What you are asked to do — All pictures are to be skipped; retype only the lines from the top of the entries through the line with "width=113pt, minimum height=43pt]", both included.
##############################
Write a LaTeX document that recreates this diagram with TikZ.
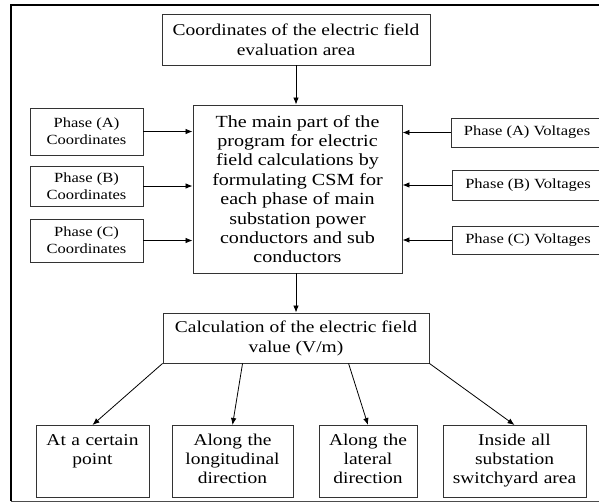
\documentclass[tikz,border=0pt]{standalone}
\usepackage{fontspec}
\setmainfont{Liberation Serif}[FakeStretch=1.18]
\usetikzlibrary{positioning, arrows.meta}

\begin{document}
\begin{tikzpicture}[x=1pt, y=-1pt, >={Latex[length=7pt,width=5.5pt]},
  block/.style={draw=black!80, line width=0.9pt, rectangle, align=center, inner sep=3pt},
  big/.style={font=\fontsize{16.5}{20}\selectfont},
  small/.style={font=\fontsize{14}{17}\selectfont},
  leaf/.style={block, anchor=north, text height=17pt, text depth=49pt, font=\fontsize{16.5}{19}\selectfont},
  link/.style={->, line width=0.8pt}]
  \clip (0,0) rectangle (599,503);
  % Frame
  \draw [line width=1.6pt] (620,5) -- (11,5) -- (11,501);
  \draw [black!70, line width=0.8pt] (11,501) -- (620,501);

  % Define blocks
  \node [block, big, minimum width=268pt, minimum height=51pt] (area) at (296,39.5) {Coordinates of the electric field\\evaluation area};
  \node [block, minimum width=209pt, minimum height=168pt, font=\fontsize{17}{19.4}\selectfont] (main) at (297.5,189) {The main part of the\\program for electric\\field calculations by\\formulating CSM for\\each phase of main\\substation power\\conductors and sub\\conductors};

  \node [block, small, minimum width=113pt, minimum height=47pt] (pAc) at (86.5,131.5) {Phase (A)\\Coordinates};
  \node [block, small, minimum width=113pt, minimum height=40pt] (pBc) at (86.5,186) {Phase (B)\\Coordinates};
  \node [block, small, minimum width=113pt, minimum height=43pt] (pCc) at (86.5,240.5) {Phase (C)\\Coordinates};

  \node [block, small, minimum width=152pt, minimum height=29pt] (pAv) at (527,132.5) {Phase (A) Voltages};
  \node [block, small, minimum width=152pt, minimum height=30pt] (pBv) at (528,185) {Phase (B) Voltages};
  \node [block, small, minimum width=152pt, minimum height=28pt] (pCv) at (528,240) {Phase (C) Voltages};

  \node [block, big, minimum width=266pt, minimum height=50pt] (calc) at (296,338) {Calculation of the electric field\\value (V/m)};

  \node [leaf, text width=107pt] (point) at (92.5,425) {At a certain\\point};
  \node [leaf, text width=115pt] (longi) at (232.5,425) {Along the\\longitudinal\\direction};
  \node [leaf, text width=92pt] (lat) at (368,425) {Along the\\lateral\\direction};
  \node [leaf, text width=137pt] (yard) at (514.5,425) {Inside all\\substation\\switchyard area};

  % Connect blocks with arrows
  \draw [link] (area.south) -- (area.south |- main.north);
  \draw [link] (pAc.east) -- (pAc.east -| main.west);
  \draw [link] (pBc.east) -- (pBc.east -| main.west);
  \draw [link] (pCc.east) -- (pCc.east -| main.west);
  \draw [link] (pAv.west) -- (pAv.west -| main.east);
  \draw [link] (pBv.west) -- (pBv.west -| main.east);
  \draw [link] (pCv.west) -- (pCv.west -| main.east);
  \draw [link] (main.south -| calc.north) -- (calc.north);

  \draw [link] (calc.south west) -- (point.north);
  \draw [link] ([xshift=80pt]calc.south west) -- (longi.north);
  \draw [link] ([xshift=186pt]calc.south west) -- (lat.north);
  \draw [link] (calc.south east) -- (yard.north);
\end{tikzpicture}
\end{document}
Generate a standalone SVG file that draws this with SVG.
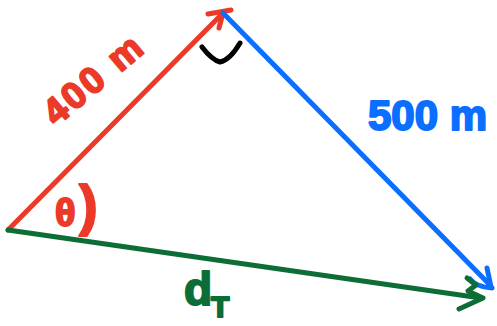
##############################
Correct output —
Write a LaTeX document that recreates this diagram with TikZ.
\documentclass[tikz,border=0pt]{standalone}
\usepackage{fontspec}
\setmainfont{Liberation Serif}[FakeStretch=1.18]
\usetikzlibrary{positioning, arrows.meta}

\begin{document}
\begin{tikzpicture}[x=1pt, y=-1pt, >={Latex[length=7pt,width=5.5pt]},
  block/.style={draw=black!80, line width=0.9pt, rectangle, align=center, inner sep=3pt},
  big/.style={font=\fontsize{16.5}{20}\selectfont},
  small/.style={font=\fontsize{14}{17}\selectfont},
  leaf/.style={block, anchor=north, text height=17pt, text depth=49pt, font=\fontsize{16.5}{19}\selectfont},
  link/.style={->, line width=0.8pt}]
  \clip (0,0) rectangle (599,503);
  % Frame
  \draw [line width=1.6pt] (620,5) -- (11,5) -- (11,501);
  \draw [black!70, line width=0.8pt] (11,501) -- (620,501);

  % Define blocks
  \node [block, big, minimum width=268pt, minimum height=51pt] (area) at (296,39.5) {Coordinates of the electric field\\evaluation area};
  \node [block, minimum width=209pt, minimum height=168pt, font=\fontsize{17}{19.4}\selectfont] (main) at (297.5,189) {The main part of the\\program for electric\\field calculations by\\formulating CSM for\\each phase of main\\substation power\\conductors and sub\\conductors};

  \node [block, small, minimum width=113pt, minimum height=47pt] (pAc) at (86.5,131.5) {Phase (A)\\Coordinates};
  \node [block, small, minimum width=113pt, minimum height=40pt] (pBc) at (86.5,186) {Phase (B)\\Coordinates};
  \node [block, small, minimum width=113pt, minimum height=43pt] (pCc) at (86.5,240.5) {Phase (C)\\Coordinates};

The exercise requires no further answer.